TO DO:
Look through the material below. Copy every line with the string "script" in it.

DATA ROWS:
=-=-=-=-=
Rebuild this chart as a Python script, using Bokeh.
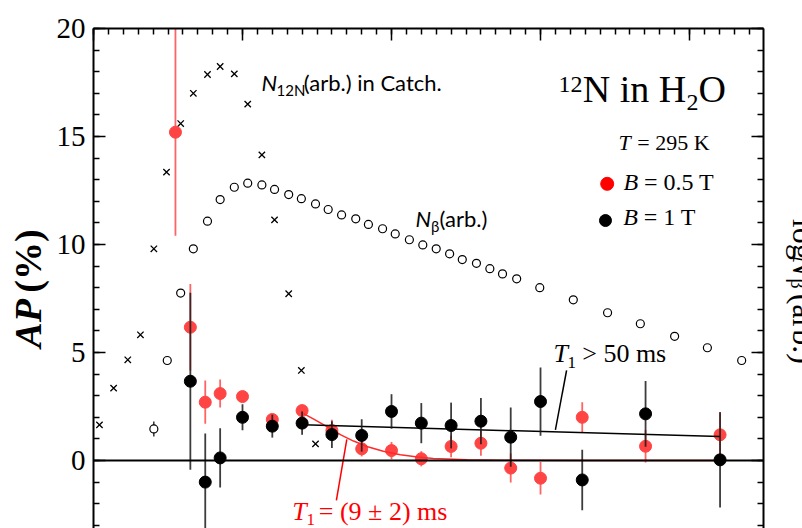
=-=-=-=-=
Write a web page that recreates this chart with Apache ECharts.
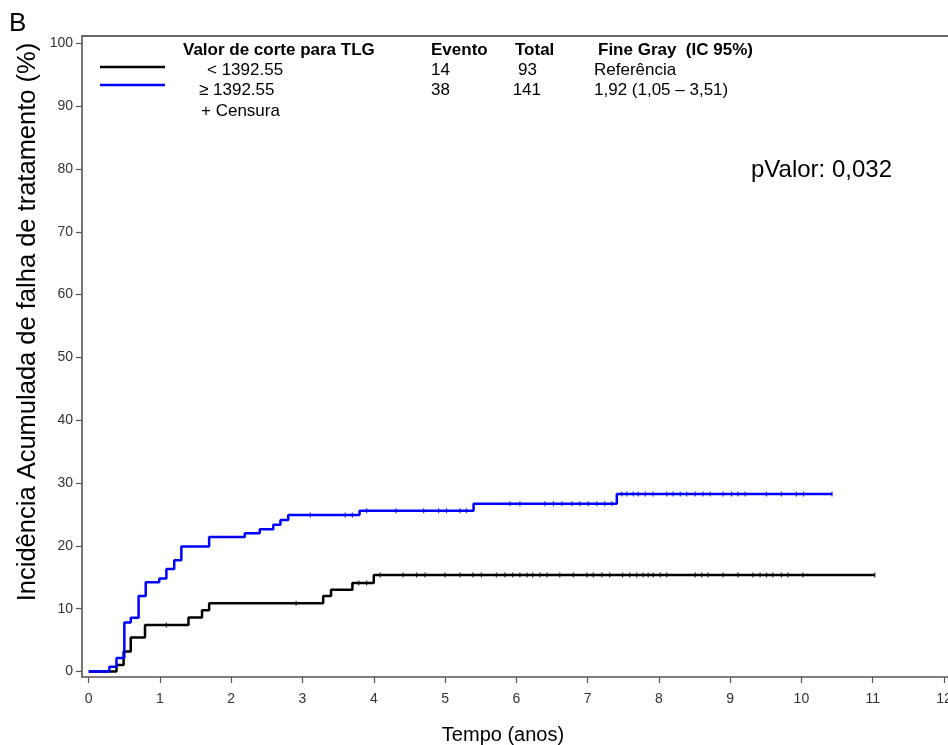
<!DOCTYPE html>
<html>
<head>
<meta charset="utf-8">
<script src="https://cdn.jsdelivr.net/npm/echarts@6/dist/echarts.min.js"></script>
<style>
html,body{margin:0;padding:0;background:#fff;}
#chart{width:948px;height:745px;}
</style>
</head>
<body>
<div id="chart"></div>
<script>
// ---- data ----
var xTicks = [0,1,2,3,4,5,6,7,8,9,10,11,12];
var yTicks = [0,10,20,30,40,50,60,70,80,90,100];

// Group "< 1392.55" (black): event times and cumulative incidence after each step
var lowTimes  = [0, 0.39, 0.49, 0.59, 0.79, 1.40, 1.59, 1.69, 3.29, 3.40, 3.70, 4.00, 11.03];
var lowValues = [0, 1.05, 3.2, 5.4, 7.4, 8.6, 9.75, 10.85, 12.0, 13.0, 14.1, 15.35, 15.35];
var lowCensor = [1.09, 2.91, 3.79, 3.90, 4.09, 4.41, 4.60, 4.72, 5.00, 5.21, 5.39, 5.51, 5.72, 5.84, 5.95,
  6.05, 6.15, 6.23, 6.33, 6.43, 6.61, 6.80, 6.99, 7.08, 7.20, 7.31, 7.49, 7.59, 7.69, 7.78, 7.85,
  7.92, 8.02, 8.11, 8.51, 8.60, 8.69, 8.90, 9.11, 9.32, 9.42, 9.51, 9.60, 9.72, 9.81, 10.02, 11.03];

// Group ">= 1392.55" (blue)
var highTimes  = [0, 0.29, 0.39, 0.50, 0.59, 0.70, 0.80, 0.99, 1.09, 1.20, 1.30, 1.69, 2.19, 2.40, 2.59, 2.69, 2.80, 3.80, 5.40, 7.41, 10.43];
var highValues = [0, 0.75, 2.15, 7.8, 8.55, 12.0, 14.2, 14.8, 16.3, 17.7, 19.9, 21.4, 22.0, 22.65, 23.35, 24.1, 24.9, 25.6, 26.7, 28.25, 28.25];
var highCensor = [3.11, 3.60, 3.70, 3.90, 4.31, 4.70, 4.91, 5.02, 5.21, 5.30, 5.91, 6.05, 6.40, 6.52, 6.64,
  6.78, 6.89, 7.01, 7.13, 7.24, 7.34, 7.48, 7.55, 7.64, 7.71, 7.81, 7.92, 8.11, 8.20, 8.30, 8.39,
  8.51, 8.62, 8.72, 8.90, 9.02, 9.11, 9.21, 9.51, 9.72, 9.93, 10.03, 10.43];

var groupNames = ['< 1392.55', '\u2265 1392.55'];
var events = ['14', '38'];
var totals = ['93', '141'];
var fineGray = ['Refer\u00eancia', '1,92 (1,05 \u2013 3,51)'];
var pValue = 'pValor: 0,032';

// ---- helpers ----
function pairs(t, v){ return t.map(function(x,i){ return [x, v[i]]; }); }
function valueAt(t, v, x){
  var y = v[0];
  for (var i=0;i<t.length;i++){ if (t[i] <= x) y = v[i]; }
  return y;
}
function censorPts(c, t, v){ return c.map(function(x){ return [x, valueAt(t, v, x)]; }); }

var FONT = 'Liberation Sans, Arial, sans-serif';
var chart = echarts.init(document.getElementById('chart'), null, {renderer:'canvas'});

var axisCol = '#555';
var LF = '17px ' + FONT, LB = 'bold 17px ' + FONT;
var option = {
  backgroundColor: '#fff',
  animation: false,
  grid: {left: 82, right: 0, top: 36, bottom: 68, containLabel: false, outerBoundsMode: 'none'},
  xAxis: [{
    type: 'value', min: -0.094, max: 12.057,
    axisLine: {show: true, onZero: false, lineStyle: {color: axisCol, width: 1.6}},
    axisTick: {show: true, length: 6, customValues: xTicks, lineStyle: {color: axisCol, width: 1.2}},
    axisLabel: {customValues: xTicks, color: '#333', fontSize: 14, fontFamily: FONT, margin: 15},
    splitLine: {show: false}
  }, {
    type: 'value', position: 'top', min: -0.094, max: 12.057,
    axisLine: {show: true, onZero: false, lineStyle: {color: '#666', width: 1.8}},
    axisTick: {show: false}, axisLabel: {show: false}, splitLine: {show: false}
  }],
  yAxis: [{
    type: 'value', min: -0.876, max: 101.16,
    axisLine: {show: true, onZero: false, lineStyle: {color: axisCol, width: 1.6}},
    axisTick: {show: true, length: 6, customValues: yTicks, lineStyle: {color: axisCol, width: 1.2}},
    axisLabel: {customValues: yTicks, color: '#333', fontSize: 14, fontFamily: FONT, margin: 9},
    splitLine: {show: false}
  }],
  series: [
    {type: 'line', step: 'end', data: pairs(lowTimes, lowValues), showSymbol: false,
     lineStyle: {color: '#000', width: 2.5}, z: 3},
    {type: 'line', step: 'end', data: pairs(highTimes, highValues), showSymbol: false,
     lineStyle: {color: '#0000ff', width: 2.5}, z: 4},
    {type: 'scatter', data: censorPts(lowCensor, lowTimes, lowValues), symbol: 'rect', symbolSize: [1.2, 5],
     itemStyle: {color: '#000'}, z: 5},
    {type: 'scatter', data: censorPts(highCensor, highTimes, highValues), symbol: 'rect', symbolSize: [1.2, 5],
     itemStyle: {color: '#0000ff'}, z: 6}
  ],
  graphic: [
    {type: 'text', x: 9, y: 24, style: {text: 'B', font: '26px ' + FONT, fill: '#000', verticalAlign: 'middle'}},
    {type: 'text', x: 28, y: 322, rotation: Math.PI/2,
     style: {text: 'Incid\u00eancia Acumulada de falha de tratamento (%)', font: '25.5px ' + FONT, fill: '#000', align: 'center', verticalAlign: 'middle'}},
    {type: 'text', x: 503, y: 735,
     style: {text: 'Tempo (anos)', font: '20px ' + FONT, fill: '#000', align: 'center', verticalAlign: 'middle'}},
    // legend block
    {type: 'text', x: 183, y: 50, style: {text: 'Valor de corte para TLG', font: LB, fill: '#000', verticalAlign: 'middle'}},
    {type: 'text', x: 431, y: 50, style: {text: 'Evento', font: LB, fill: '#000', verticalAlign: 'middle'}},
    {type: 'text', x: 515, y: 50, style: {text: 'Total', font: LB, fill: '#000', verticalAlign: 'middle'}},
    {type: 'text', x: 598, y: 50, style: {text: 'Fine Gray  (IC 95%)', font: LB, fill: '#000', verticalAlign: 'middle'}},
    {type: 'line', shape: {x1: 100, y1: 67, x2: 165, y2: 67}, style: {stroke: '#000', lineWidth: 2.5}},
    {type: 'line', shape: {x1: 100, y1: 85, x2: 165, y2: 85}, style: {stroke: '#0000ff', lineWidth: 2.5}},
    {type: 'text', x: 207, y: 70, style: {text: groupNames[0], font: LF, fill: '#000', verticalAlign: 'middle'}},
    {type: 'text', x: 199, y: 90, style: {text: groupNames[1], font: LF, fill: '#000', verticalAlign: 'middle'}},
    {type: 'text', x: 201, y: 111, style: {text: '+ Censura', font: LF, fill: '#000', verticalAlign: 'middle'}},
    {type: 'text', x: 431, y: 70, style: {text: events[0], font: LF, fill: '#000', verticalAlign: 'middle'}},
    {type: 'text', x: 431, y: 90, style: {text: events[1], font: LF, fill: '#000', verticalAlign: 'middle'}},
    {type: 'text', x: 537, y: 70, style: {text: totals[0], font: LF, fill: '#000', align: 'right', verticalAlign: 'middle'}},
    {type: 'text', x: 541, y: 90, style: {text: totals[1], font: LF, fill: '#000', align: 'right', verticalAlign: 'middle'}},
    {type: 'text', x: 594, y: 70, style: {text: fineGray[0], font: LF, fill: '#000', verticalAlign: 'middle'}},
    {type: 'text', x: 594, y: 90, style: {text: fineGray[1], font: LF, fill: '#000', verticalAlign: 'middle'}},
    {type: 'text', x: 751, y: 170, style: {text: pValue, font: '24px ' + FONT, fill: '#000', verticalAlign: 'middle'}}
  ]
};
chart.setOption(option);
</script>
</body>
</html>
=-=-=-=-=
RESPONSE:
Rebuild this chart as a Python script, using Bokeh.
<script src="https://cdn.jsdelivr.net/npm/echarts@6/dist/echarts.min.js"></script>
<script>
</script>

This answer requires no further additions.